**Aim of the task:** Restate exactly the lines that run from the start of the records below to the line containing "drift_sigma = [1.83e-14, 1.02e-13]", counting both ends, and nothing else; pictures stay out.

**Given entries:**
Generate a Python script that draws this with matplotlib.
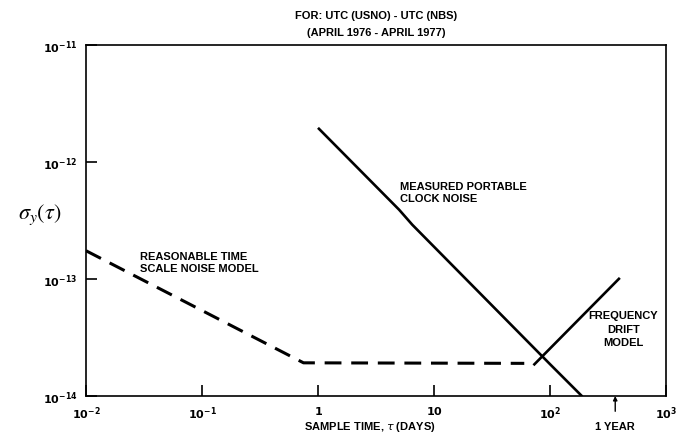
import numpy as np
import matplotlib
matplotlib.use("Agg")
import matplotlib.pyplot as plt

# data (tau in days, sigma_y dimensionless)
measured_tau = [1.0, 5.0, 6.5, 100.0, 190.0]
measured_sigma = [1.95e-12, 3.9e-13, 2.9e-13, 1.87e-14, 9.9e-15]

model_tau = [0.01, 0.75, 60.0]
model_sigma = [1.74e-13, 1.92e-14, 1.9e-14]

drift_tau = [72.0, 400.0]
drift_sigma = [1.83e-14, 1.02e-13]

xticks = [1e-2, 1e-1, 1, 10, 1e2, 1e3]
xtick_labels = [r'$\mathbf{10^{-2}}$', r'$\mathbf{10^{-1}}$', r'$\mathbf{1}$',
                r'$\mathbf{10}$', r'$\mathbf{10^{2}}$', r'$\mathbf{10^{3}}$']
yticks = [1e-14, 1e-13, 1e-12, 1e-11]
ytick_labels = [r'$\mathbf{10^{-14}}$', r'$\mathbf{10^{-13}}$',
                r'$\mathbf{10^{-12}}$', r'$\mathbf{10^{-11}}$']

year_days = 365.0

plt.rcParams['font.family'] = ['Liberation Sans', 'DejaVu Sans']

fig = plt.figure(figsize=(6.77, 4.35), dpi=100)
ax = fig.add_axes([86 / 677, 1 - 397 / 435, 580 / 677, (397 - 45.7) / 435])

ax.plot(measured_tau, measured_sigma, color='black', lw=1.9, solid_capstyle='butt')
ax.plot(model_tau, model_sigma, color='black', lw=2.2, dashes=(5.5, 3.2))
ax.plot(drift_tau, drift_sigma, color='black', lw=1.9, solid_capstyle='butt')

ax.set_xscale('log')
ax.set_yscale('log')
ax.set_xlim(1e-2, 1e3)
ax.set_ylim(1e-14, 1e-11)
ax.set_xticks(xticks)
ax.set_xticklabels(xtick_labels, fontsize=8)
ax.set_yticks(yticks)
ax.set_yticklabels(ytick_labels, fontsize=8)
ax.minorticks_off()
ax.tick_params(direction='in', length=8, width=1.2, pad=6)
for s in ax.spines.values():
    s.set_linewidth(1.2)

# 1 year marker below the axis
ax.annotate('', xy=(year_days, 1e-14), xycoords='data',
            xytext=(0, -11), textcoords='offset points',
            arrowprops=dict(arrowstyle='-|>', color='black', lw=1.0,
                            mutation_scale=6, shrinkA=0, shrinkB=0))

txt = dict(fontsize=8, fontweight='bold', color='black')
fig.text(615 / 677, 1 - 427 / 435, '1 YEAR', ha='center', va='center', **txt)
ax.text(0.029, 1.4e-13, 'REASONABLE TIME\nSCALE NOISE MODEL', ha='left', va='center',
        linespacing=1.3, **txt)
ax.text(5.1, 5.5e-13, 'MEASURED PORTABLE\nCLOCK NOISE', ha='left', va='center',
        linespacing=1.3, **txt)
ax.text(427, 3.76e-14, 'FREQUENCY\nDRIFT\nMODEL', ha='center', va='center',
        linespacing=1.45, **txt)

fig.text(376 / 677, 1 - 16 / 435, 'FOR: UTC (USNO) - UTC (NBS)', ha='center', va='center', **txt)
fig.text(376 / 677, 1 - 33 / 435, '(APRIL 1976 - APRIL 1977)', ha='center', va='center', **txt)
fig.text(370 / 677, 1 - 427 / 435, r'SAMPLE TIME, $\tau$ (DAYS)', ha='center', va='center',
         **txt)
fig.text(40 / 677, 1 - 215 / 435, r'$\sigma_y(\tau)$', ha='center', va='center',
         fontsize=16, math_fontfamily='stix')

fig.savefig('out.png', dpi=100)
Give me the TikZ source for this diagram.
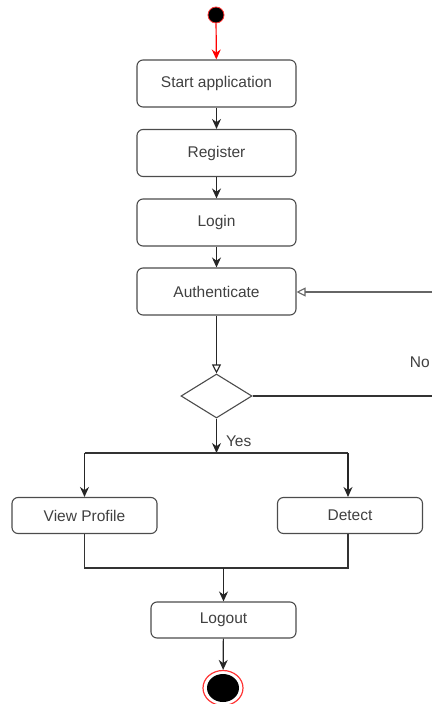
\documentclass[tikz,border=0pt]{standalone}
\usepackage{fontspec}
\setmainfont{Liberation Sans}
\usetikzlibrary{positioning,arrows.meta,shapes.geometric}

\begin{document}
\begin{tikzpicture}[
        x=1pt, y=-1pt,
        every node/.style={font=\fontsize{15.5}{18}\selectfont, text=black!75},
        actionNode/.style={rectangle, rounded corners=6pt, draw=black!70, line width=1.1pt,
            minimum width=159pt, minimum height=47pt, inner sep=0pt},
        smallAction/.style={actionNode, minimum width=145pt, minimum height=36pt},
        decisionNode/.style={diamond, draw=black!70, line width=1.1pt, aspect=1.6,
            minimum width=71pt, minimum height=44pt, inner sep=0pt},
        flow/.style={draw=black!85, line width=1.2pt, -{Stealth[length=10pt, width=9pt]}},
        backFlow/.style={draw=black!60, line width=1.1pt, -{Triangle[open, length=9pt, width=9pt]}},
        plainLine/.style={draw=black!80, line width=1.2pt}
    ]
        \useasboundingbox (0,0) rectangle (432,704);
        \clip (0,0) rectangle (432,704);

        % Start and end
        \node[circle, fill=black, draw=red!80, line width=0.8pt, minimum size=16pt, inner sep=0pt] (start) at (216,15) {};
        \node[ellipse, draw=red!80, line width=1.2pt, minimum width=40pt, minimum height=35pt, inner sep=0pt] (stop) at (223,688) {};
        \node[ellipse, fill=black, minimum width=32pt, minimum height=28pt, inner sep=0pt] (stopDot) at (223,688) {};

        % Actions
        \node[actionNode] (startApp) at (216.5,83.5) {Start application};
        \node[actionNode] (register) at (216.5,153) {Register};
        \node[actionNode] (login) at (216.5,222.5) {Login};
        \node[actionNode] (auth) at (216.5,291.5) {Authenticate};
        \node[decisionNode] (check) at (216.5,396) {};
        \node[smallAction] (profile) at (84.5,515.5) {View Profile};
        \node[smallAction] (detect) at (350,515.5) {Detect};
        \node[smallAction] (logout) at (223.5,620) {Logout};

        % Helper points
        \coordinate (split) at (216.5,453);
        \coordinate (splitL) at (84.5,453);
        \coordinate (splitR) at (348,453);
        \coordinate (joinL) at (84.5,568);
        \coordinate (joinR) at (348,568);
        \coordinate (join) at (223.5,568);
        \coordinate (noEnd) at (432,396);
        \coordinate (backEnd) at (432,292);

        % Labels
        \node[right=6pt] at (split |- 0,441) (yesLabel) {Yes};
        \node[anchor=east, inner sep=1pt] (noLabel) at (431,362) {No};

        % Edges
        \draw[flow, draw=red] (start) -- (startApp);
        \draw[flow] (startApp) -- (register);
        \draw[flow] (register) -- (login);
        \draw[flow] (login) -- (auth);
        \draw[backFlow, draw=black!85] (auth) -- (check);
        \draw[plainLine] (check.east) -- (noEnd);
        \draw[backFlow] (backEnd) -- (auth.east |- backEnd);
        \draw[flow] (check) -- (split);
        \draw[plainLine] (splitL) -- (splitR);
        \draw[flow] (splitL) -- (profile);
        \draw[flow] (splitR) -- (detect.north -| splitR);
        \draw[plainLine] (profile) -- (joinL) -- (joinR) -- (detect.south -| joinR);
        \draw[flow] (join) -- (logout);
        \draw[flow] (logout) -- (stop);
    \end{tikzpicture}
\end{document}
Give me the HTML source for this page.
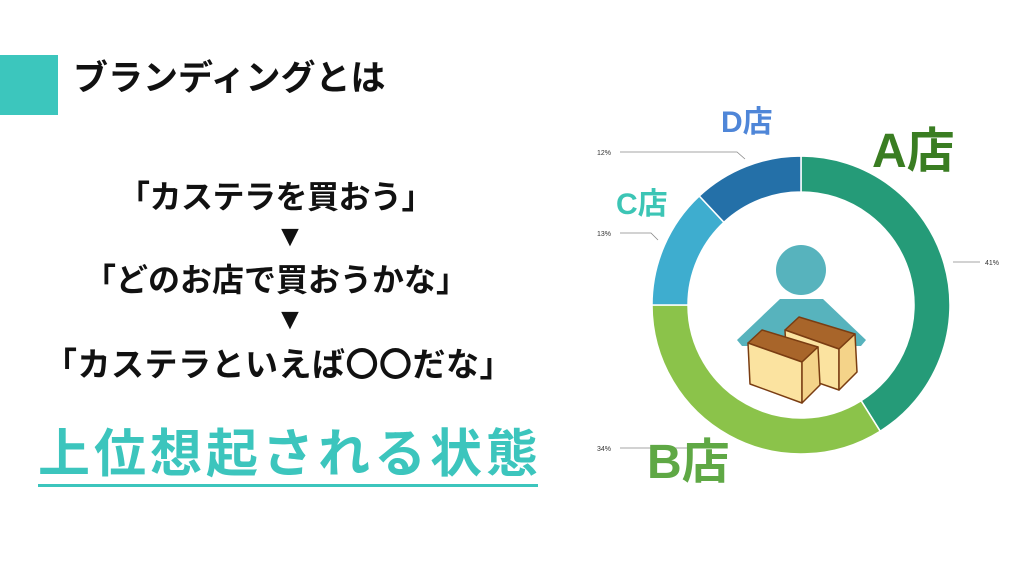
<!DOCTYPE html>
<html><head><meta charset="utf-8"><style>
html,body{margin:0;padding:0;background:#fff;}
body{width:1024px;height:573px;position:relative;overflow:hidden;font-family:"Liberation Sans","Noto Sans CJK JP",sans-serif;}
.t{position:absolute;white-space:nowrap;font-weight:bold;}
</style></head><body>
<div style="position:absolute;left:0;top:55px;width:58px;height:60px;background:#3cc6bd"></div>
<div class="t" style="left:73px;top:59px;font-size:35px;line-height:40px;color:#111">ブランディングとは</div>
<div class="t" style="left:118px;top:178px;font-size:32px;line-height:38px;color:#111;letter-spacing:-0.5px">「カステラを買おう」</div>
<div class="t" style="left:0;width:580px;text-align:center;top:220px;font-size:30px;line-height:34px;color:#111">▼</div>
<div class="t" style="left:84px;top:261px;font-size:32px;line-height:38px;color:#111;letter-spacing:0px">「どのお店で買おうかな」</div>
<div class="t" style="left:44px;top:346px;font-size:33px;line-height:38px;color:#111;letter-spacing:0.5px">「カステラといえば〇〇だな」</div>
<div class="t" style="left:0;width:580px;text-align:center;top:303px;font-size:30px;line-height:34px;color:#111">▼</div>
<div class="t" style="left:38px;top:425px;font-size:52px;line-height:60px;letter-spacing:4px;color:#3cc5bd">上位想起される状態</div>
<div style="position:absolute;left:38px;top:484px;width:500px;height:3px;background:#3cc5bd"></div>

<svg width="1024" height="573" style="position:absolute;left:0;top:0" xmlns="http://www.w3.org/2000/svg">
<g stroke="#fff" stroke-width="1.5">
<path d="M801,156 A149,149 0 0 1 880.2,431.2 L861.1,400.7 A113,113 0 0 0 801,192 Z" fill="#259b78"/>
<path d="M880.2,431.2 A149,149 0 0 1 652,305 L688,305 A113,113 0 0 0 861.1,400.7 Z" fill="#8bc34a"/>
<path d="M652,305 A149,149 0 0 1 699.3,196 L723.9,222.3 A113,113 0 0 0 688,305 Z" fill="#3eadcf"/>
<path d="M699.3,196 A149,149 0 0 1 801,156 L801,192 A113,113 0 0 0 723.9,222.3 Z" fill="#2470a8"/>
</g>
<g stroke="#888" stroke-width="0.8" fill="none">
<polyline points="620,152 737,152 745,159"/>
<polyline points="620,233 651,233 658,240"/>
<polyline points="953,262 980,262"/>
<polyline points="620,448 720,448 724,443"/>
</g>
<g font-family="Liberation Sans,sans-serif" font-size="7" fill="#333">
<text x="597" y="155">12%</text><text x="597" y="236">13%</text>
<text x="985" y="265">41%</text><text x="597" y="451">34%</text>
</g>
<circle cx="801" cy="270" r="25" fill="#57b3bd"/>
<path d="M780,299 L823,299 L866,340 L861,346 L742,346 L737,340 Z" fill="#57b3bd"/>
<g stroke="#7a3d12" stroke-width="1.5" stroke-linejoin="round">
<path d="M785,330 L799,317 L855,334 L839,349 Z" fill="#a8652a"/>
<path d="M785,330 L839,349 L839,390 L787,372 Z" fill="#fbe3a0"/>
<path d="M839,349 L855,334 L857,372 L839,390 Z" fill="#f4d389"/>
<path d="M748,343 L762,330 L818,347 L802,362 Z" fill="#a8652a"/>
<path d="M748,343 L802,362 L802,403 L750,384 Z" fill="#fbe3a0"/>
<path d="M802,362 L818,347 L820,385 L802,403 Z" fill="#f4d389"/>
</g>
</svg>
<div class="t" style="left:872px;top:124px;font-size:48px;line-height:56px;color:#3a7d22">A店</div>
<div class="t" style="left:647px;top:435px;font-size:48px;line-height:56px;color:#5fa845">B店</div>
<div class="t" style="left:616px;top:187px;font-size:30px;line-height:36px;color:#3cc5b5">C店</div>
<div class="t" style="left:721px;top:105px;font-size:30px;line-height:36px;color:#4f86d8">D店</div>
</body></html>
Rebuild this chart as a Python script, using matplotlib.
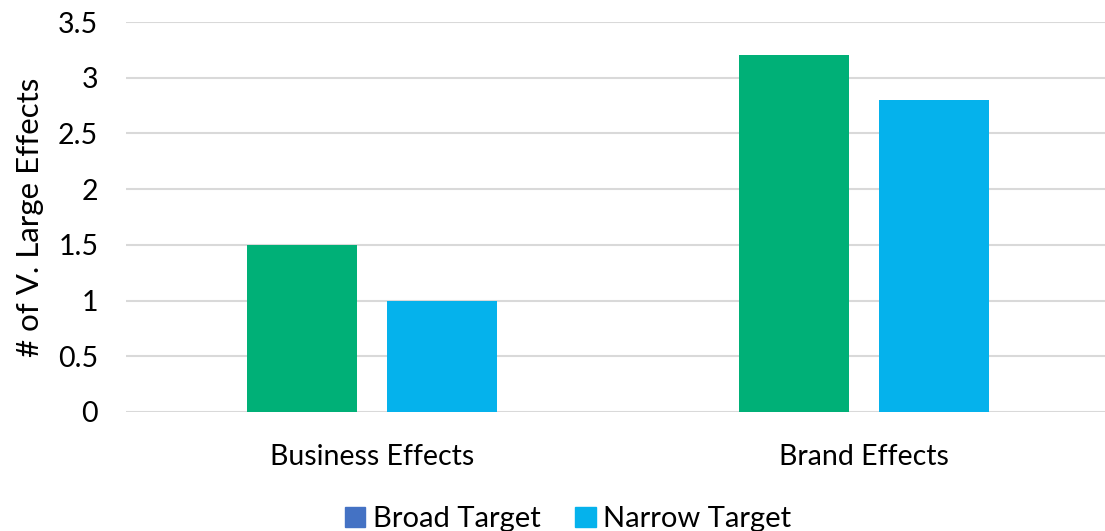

**Response below:**
Generate a Python script that draws this with matplotlib.
import numpy as np
import matplotlib
matplotlib.use("Agg")
import matplotlib.pyplot as plt

# data (tau in days, sigma_y dimensionless)
measured_tau = [1.0, 5.0, 6.5, 100.0, 190.0]
measured_sigma = [1.95e-12, 3.9e-13, 2.9e-13, 1.87e-14, 9.9e-15]

model_tau = [0.01, 0.75, 60.0]
model_sigma = [1.74e-13, 1.92e-14, 1.9e-14]

drift_tau = [72.0, 400.0]
drift_sigma = [1.83e-14, 1.02e-13]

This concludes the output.